Documenting Food Insecurity: How One Palmetto Teacher Used Film to Spread Awareness

Katriona Page, Senior Copy Editor

South Florida may be known for its sunny weather and beautiful beaches, but in addition to white sands and blue skies, it is also the most food insecure region of the United States, according to the U.S. Census Bureau. Miami Palmetto Senior High School English teacher Alicia Edwards hopes to highlight this startling statistic and bring attention to the issue through her new documentary about food insecurity. 

“I’d like for people to understand what’s happening within cities, not just in Miami in particular, but in America in general,” Edwards said. “I think it’s important to shine a light on that.”

The documentary is one of three filmed for “Pass the Mic: Tell Our Stories,” a compilation of short documentaries about various community issues exacerbated by the pandemic: evictions, food insecurity and incarcerations. The project, presented by Oolite Arts and the Community Justice Project, matched filmmakers with Miami residents impacted by these problems.

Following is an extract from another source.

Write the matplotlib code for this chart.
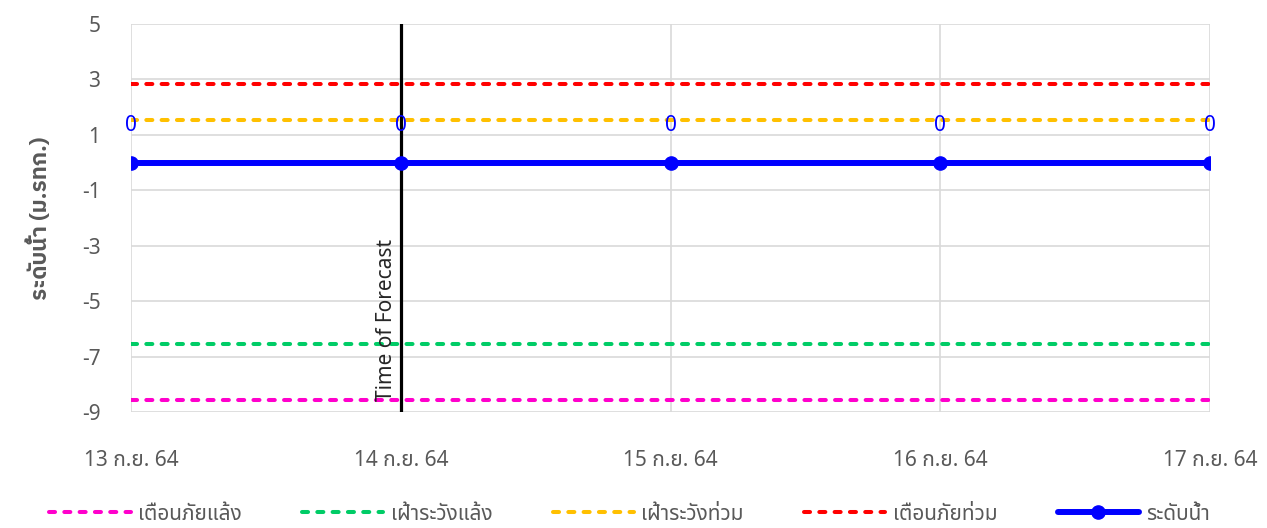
import matplotlib
matplotlib.use("Agg")
import matplotlib.pyplot as plt

plt.rcParams['font.family'] = ['Noto Sans Thai', 'DejaVu Sans']

dates = ["13 ก.ย. 64", "14 ก.ย. 64", "15 ก.ย. 64", "16 ก.ย. 64", "17 ก.ย. 64"]
warn_dry = [-8.55, -8.55, -8.55, -8.55, -8.55]      # เตือนภัยแล้ง
watch_dry = [-6.55, -6.55, -6.55, -6.55, -6.55]     # เฝ้าระวังแล้ง
watch_flood = [1.53, 1.53, 1.53, 1.53, 1.53]        # เฝ้าระวังท่วม
warn_flood = [2.85, 2.85, 2.85, 2.85, 2.85]         # เตือนภัยท่วม
water_level = [0, 0, 0, 0, 0]                       # ระดับน้ำ
forecast_idx = 1
yticks = [5, 3, 1, -1, -3, -5, -7, -9]

gray = '#595959'
fig = plt.figure(figsize=(12.67, 5.28), dpi=100)
ax = fig.add_axes([131/1267, 1-412/528, (1210-131)/1267, (412-24)/528])
x = list(range(len(dates)))

dash = (0, (1.5, 2.3))
dkw = dict(lw=2.9, ls=dash, dash_capstyle='round', zorder=3)
ax.plot(x, warn_dry, color='#FF00CC', label='เตือนภัยแล้ง', **dkw)
ax.plot(x, watch_dry, color='#00CC66', label='เฝ้าระวังแล้ง', **dkw)
ax.plot(x, watch_flood, color='#FFC000', label='เฝ้าระวังท่วม', **dkw)
ax.plot(x, warn_flood, color='#FF0000', label='เตือนภัยท่วม', **dkw)
ax.plot(x, water_level, color='#0000FF', lw=4.3, marker='o', ms=9.5, label='ระดับน้ำ',
        solid_capstyle='round', zorder=5)
for xi, v in zip(x, water_level):
    ax.annotate(f"{v:g}", (xi, v), xytext=(0, 27), textcoords='offset points',
                ha='center', va='center', color='#0000FF', fontsize=15, zorder=6)

ax.axvline(forecast_idx, color='black', lw=2.3, zorder=4)
ax.annotate('Time of Forecast', (forecast_idx, -8.6), xytext=(-3, 0), textcoords='offset points',
            rotation=90, ha='right', va='bottom', fontsize=15, color='#262626', fontweight='light')

ax.set_xlim(0, len(dates)-1)
ax.set_ylim(-9, 5)
ax.set_yticks(yticks)
ax.set_xticks(x)
ax.set_xticklabels(dates)
ax.grid(True, color='#d9d9d9', lw=1.2, zorder=0)
for s in ax.spines.values():
    s.set_visible(False)
ax.tick_params(length=0, labelsize=15, colors=gray)
ax.tick_params(axis='y', pad=22)
ax.tick_params(axis='x', pad=27)
ax.set_ylabel('ระดับน้ำ (ม.รทก.)', fontsize=16, color=gray, fontweight='bold',
              family=['IBM Plex Sans Thai', 'Noto Sans Thai', 'DejaVu Sans'])
ax.yaxis.set_label_coords(-0.074, 0.5)

leg = fig.legend(loc='center', bbox_to_anchor=(0.497, 0.026), ncol=5, frameon=False,
                 fontsize=15, handlelength=3.9, columnspacing=2.9, handletextpad=0.35)
for t in leg.get_texts():
    t.set_color(gray)

fig.savefig("out.png")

“My background is as a broadcast journalist, but I was invited by Oolite Arts Foundation to make this film. I’ve never covered food insecurity specifically before, but [Oolite] was familiar with my work [as a broadcast journalist] and a few other projects that I’ve worked on in Miami,” Edwards said. 

As the director and producer, Edwards was responsible for hiring a camera crew, directing their shots and devising the angle of the story. She also worked closely with the editor, directing editing and sound production throughout the entire process. 

However, Edwards acknowledged some differences in creating a documentary versus writing a news story.

“Journalism, in general, just needs a soundbite or two lines that support your topic. Filmmaking is very different because you have to go back to the people time and time again and they have to be willing to receive you. Film requires that you spend much more time with the participants, and you really have to create relationships with them in order to get the best story,” Edwards said. “So I think that relationship-building is a really important component.”

Edwards was paired with the Village FREE(DGE), an organization that combats food insecurity in Miami through easily-accessible community refrigerators. The community fridges help feed Miami residents struggling to purchase their own food or make it to food drives. Edwards highlighted the fridge located in Liberty City, as well as the founder of the Village FREE(DGE), Sherina Jones.

“Following Sherina… was my favorite because she’s just such a selfless person. She just really is so concerned about her community. That’s always at the forefront of her mind and it was really inspiring to watch that,” Edwards said.

Even though “Pass the Mic” was live-streamed on Mar. 31 (and is currently being submitted to film festivals), Edwards still works to help the Village FREE(DGE)’s mission.

“I’ve continued to volunteer there and I’ve brought my family to volunteer there now. We’re very much in touch,” Edwards said. “I just hope that [my documentary] fundraises for this organization because it really is a fantastic organization.”